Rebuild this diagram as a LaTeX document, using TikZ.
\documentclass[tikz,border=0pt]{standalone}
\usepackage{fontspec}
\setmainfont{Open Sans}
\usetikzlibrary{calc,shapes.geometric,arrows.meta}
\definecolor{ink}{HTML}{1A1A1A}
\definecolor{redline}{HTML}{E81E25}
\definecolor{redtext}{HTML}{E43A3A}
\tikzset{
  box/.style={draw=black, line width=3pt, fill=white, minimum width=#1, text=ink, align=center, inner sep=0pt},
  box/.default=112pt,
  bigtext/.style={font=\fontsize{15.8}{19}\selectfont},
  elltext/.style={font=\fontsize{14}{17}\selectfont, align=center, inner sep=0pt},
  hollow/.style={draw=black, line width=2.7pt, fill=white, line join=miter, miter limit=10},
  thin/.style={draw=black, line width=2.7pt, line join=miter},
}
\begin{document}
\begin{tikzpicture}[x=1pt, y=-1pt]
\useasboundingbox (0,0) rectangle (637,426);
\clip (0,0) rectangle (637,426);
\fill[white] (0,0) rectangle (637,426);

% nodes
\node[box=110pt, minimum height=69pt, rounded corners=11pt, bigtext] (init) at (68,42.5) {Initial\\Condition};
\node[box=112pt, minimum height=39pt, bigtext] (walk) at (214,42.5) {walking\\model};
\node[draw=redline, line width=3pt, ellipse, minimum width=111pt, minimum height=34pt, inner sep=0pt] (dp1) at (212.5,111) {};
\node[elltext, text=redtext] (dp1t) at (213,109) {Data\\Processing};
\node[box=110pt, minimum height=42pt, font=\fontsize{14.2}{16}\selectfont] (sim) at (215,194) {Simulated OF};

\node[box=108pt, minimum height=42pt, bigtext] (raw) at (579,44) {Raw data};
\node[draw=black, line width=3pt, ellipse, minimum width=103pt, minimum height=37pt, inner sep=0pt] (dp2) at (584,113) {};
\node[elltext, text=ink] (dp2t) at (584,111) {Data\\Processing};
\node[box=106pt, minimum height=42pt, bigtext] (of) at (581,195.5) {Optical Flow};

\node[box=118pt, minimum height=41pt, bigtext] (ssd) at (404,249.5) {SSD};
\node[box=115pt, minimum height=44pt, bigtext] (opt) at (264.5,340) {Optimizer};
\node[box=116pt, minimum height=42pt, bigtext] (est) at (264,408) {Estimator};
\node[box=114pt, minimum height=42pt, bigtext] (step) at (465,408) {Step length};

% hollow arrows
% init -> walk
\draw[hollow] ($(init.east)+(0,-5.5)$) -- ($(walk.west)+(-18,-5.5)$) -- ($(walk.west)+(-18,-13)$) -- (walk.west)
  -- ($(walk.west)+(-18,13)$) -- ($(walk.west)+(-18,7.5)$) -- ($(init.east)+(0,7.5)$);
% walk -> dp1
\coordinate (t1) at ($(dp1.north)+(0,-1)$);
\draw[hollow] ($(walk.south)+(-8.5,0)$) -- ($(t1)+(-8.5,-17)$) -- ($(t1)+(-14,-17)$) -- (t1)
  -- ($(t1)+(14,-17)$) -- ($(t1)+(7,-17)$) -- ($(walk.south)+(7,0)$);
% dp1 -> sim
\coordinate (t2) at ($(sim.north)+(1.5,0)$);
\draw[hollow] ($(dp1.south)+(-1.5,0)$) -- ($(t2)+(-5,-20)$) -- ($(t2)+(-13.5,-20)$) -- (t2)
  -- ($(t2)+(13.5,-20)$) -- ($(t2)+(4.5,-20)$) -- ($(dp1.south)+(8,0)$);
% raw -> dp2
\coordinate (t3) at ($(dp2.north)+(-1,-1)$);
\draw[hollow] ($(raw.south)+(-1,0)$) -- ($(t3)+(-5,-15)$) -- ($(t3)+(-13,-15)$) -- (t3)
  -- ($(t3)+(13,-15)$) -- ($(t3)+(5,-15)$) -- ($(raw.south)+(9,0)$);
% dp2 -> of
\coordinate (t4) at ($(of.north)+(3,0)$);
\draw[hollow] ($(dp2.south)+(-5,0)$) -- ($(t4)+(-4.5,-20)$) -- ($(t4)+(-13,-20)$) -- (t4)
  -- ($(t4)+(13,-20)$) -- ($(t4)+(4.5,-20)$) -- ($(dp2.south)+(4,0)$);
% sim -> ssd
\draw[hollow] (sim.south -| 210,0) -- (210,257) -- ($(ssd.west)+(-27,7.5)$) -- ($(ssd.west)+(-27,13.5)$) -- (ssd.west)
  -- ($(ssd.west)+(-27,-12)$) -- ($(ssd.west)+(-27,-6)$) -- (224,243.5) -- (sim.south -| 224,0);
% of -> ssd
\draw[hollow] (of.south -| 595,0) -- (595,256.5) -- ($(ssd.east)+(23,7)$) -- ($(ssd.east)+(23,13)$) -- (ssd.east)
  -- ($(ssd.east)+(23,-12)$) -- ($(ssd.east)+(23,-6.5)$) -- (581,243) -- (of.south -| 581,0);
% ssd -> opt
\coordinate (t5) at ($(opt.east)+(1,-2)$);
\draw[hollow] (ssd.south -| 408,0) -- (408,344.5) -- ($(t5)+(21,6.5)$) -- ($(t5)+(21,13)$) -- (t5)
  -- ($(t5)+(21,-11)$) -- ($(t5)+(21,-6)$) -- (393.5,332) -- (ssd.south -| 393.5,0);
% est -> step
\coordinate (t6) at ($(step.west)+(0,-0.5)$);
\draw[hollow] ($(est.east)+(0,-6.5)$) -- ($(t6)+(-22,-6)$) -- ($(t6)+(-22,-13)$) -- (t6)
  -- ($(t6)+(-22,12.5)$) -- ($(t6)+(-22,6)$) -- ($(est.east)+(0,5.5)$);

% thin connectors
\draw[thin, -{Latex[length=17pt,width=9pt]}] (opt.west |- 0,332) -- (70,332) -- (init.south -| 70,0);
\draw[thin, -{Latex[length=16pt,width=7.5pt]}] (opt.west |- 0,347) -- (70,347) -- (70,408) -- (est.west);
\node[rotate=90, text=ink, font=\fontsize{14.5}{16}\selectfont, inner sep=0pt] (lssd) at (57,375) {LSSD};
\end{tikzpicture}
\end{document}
--------------------------------------------------
**What to do**: Reproduce each line of the material above precisely.

**Solution to this task**:
Rebuild this diagram as a LaTeX document, using TikZ.
\documentclass[tikz,border=0pt]{standalone}
\usepackage{fontspec}
\setmainfont{Open Sans}
\usetikzlibrary{calc,shapes.geometric,arrows.meta}
\definecolor{ink}{HTML}{1A1A1A}
\definecolor{redline}{HTML}{E81E25}
\definecolor{redtext}{HTML}{E43A3A}
\tikzset{
  box/.style={draw=black, line width=3pt, fill=white, minimum width=#1, text=ink, align=center, inner sep=0pt},
  box/.default=112pt,
  bigtext/.style={font=\fontsize{15.8}{19}\selectfont},
  elltext/.style={font=\fontsize{14}{17}\selectfont, align=center, inner sep=0pt},
  hollow/.style={draw=black, line width=2.7pt, fill=white, line join=miter, miter limit=10},
  thin/.style={draw=black, line width=2.7pt, line join=miter},
}
\begin{document}
\begin{tikzpicture}[x=1pt, y=-1pt]
\useasboundingbox (0,0) rectangle (637,426);
\clip (0,0) rectangle (637,426);
\fill[white] (0,0) rectangle (637,426);

% nodes
\node[box=110pt, minimum height=69pt, rounded corners=11pt, bigtext] (init) at (68,42.5) {Initial\\Condition};
\node[box=112pt, minimum height=39pt, bigtext] (walk) at (214,42.5) {walking\\model};
\node[draw=redline, line width=3pt, ellipse, minimum width=111pt, minimum height=34pt, inner sep=0pt] (dp1) at (212.5,111) {};
\node[elltext, text=redtext] (dp1t) at (213,109) {Data\\Processing};
\node[box=110pt, minimum height=42pt, font=\fontsize{14.2}{16}\selectfont] (sim) at (215,194) {Simulated OF};

\node[box=108pt, minimum height=42pt, bigtext] (raw) at (579,44) {Raw data};
\node[draw=black, line width=3pt, ellipse, minimum width=103pt, minimum height=37pt, inner sep=0pt] (dp2) at (584,113) {};
\node[elltext, text=ink] (dp2t) at (584,111) {Data\\Processing};
\node[box=106pt, minimum height=42pt, bigtext] (of) at (581,195.5) {Optical Flow};

\node[box=118pt, minimum height=41pt, bigtext] (ssd) at (404,249.5) {SSD};
\node[box=115pt, minimum height=44pt, bigtext] (opt) at (264.5,340) {Optimizer};
\node[box=116pt, minimum height=42pt, bigtext] (est) at (264,408) {Estimator};
\node[box=114pt, minimum height=42pt, bigtext] (step) at (465,408) {Step length};

% hollow arrows
% init -> walk
\draw[hollow] ($(init.east)+(0,-5.5)$) -- ($(walk.west)+(-18,-5.5)$) -- ($(walk.west)+(-18,-13)$) -- (walk.west)
  -- ($(walk.west)+(-18,13)$) -- ($(walk.west)+(-18,7.5)$) -- ($(init.east)+(0,7.5)$);
% walk -> dp1
\coordinate (t1) at ($(dp1.north)+(0,-1)$);
\draw[hollow] ($(walk.south)+(-8.5,0)$) -- ($(t1)+(-8.5,-17)$) -- ($(t1)+(-14,-17)$) -- (t1)
  -- ($(t1)+(14,-17)$) -- ($(t1)+(7,-17)$) -- ($(walk.south)+(7,0)$);
% dp1 -> sim
\coordinate (t2) at ($(sim.north)+(1.5,0)$);
\draw[hollow] ($(dp1.south)+(-1.5,0)$) -- ($(t2)+(-5,-20)$) -- ($(t2)+(-13.5,-20)$) -- (t2)
  -- ($(t2)+(13.5,-20)$) -- ($(t2)+(4.5,-20)$) -- ($(dp1.south)+(8,0)$);
% raw -> dp2
\coordinate (t3) at ($(dp2.north)+(-1,-1)$);
\draw[hollow] ($(raw.south)+(-1,0)$) -- ($(t3)+(-5,-15)$) -- ($(t3)+(-13,-15)$) -- (t3)
  -- ($(t3)+(13,-15)$) -- ($(t3)+(5,-15)$) -- ($(raw.south)+(9,0)$);
% dp2 -> of
\coordinate (t4) at ($(of.north)+(3,0)$);
\draw[hollow] ($(dp2.south)+(-5,0)$) -- ($(t4)+(-4.5,-20)$) -- ($(t4)+(-13,-20)$) -- (t4)
  -- ($(t4)+(13,-20)$) -- ($(t4)+(4.5,-20)$) -- ($(dp2.south)+(4,0)$);
% sim -> ssd
\draw[hollow] (sim.south -| 210,0) -- (210,257) -- ($(ssd.west)+(-27,7.5)$) -- ($(ssd.west)+(-27,13.5)$) -- (ssd.west)
  -- ($(ssd.west)+(-27,-12)$) -- ($(ssd.west)+(-27,-6)$) -- (224,243.5) -- (sim.south -| 224,0);
% of -> ssd
\draw[hollow] (of.south -| 595,0) -- (595,256.5) -- ($(ssd.east)+(23,7)$) -- ($(ssd.east)+(23,13)$) -- (ssd.east)
  -- ($(ssd.east)+(23,-12)$) -- ($(ssd.east)+(23,-6.5)$) -- (581,243) -- (of.south -| 581,0);
% ssd -> opt
\coordinate (t5) at ($(opt.east)+(1,-2)$);
\draw[hollow] (ssd.south -| 408,0) -- (408,344.5) -- ($(t5)+(21,6.5)$) -- ($(t5)+(21,13)$) -- (t5)
  -- ($(t5)+(21,-11)$) -- ($(t5)+(21,-6)$) -- (393.5,332) -- (ssd.south -| 393.5,0);
% est -> step
\coordinate (t6) at ($(step.west)+(0,-0.5)$);
\draw[hollow] ($(est.east)+(0,-6.5)$) -- ($(t6)+(-22,-6)$) -- ($(t6)+(-22,-13)$) -- (t6)
  -- ($(t6)+(-22,12.5)$) -- ($(t6)+(-22,6)$) -- ($(est.east)+(0,5.5)$);

% thin connectors
\draw[thin, -{Latex[length=17pt,width=9pt]}] (opt.west |- 0,332) -- (70,332) -- (init.south -| 70,0);
\draw[thin, -{Latex[length=16pt,width=7.5pt]}] (opt.west |- 0,347) -- (70,347) -- (70,408) -- (est.west);
\node[rotate=90, text=ink, font=\fontsize{14.5}{16}\selectfont, inner sep=0pt] (lssd) at (57,375) {LSSD};
\end{tikzpicture}
\end{document}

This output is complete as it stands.